Black History Month has been observed in the US for nearly 100 years. Two years after the death of civil rights advocate Frederick Douglass on 20 February 1895, Washington DC schools started to celebrate what would later be referred to as Douglass Day.
Educator and activist Mary Church Terrell suggested at a school board meeting for Black schools in the DC region on 12 January 1897 that a holiday be put in place to celebrate the life of Mr Douglass. The date chosen was 14 February, the day he observed as his birthday after being born into slavery and not knowing his precise date of birth.
The board agreed that the day should be set aside for the students to learn about Mr Douglass’ life, his writing, as well as his speeches.
Historian Dr Carter Woodson was motivated to do more to honour Black history after attending the Lincoln Jubilee celebration in Chicago in 1915 – observing the 50th anniversary of emancipation – along with thousands of others from across the US.
Dr Woodson established the Association for the Study of Negro Life and History on 9 September 1915. The organisation is now called the Association for the Study of African American Life and History.
The organisation created The Journal of Negro History in 1916, focusing on the historical accomplishments of Black persons.
“If a race has no history, if it has no worthwhile tradition, it becomes a negligible factor in the thought of the world, and it stands in danger of being exterminated,” Dr Woodson wrote in The Mis-Education of the Negro, which was published in 1933.
He asked his fraternity brothers in Omega Psi to help him educate others about Black history and they created the Negro History and Literature Week in 1924. Two years later, Dr Woodson announced the establishment of Negro History Week in February 1926, choosing that month as it was the time of birth for both President Abraham Lincoln and Mr Douglass.
Black Americans and Republicans had celebrated Mr Lincoln’s birthday – 12 February – following his 15 April 1865 assassination, and Douglass Day on 14 February had grown in significance since Ms Terrell instituted it in 1897.
Dr Woodson viewed Negro History Week as a vehicle for growing the celebration of Mr Douglass and Mr Lincoln as well as the study of all Black history, The New York Times noted.
The historian and his colleagues provided a curriculum for kindergarten through grade 12, which included photos, lesson plans, and posters.
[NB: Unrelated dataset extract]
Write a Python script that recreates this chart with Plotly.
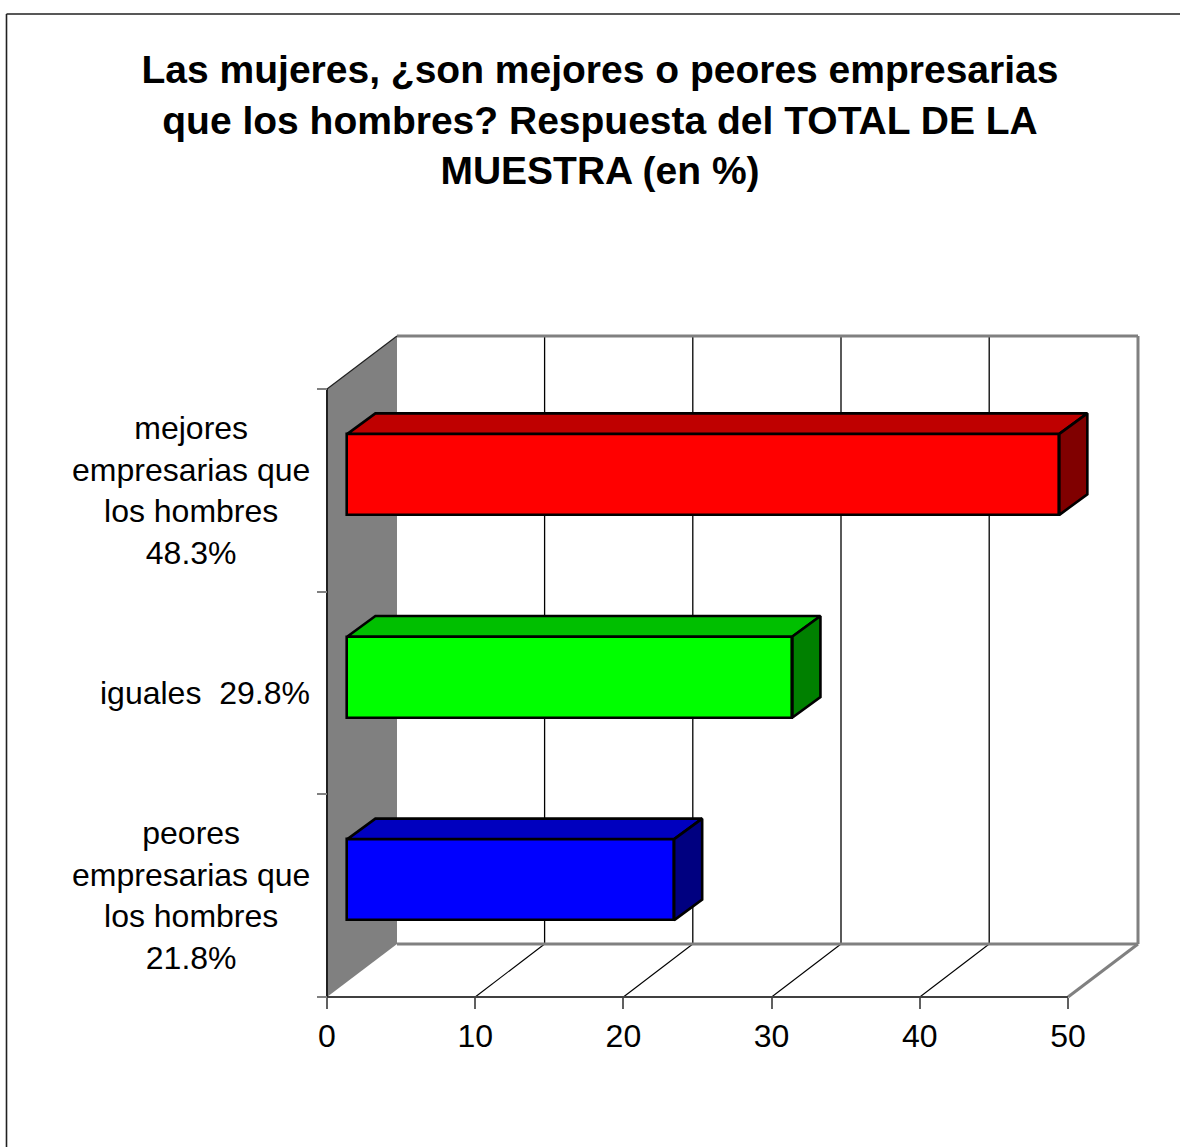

In a 1932 article entitled Negro History Week: The Sixth Year, Dr Woodson wrote that white schools had begun taking part in the new tradition and that it had improved race relations.
Dr Woodson often conducted lectures in West Virginia, and the state began celebrating what they called Negro History Month in the 1940s. The Association for the Study of Negro Life and History started forming organisations across the country, with Negro History Clubs beginning to be established in High Schools.
When Dr Woodson died in 1950, numerous mayors all over the US supported Negro History Week.
As political consciousness grew among Black college students in the 1960s, they pushed for more Black history to be taught. Students and teachers at Kent State University proposed the first Black History Month in February 1969, which was celebrated the following year.
President Gerald Ford met with civil rights leaders in October 1974, just months after President Richard Nixon resigned because of the Watergate scandal. The civil rights leaders wanted Mr Ford to “make a ‘ringing reaffirmation’ of the nation’s commitment to racial justice and moral leadership”, The Times reported.
Mr Ford issued a statement in support of Black History Month in February 1976 – 200 years after the adoption of the Declaration of Independence on 4 July 1776.
“The last quarter-century has finally witnessed significant strides in the full integration of black people into every area of national life,” Mr Ford said. “In celebrating Black History Month, we can take satisfaction from this recent progress in the realization of the ideal envisioned by our founding fathers. But, even more than this, we can seize the opportunity to honor the too-often neglected accomplishments of Black Americans in every area of endeavor throughout our history.”
A Black History Month proclamation has been issued by every president since Ronald Reagan.
President Joe Biden said in his 2021 proclamation in support of Black History Month that “the soul of our Nation will be troubled as long as systemic racism is allowed to persist. It is corrosive. It is destructive. It is costly. We are not just morally deprived because of systemic racism, we are also less prosperous, less successful, and less secure as a Nation”.
Johns Hopkins University history professor and the Society of Black Alumni Presidential Professor, Martha Jones, told The New York Times that “there’s no question that history is and continues to be a battleground. The origin stories that we tell matter a great deal for where we set the bar and how we set the bar going forward”.
“So when you talk about people like Carter Woodson, these are men who knew that if you don’t rewrite the history of Africans and people of African descent, if you don’t rewrite the history of the United States through the lens of Black history, if you don’t make that record and if you don’t make that case, there are [false] stories that will expand and go toward rationalizing and perpetuating racism, exclusion, marginalization and more,” she added.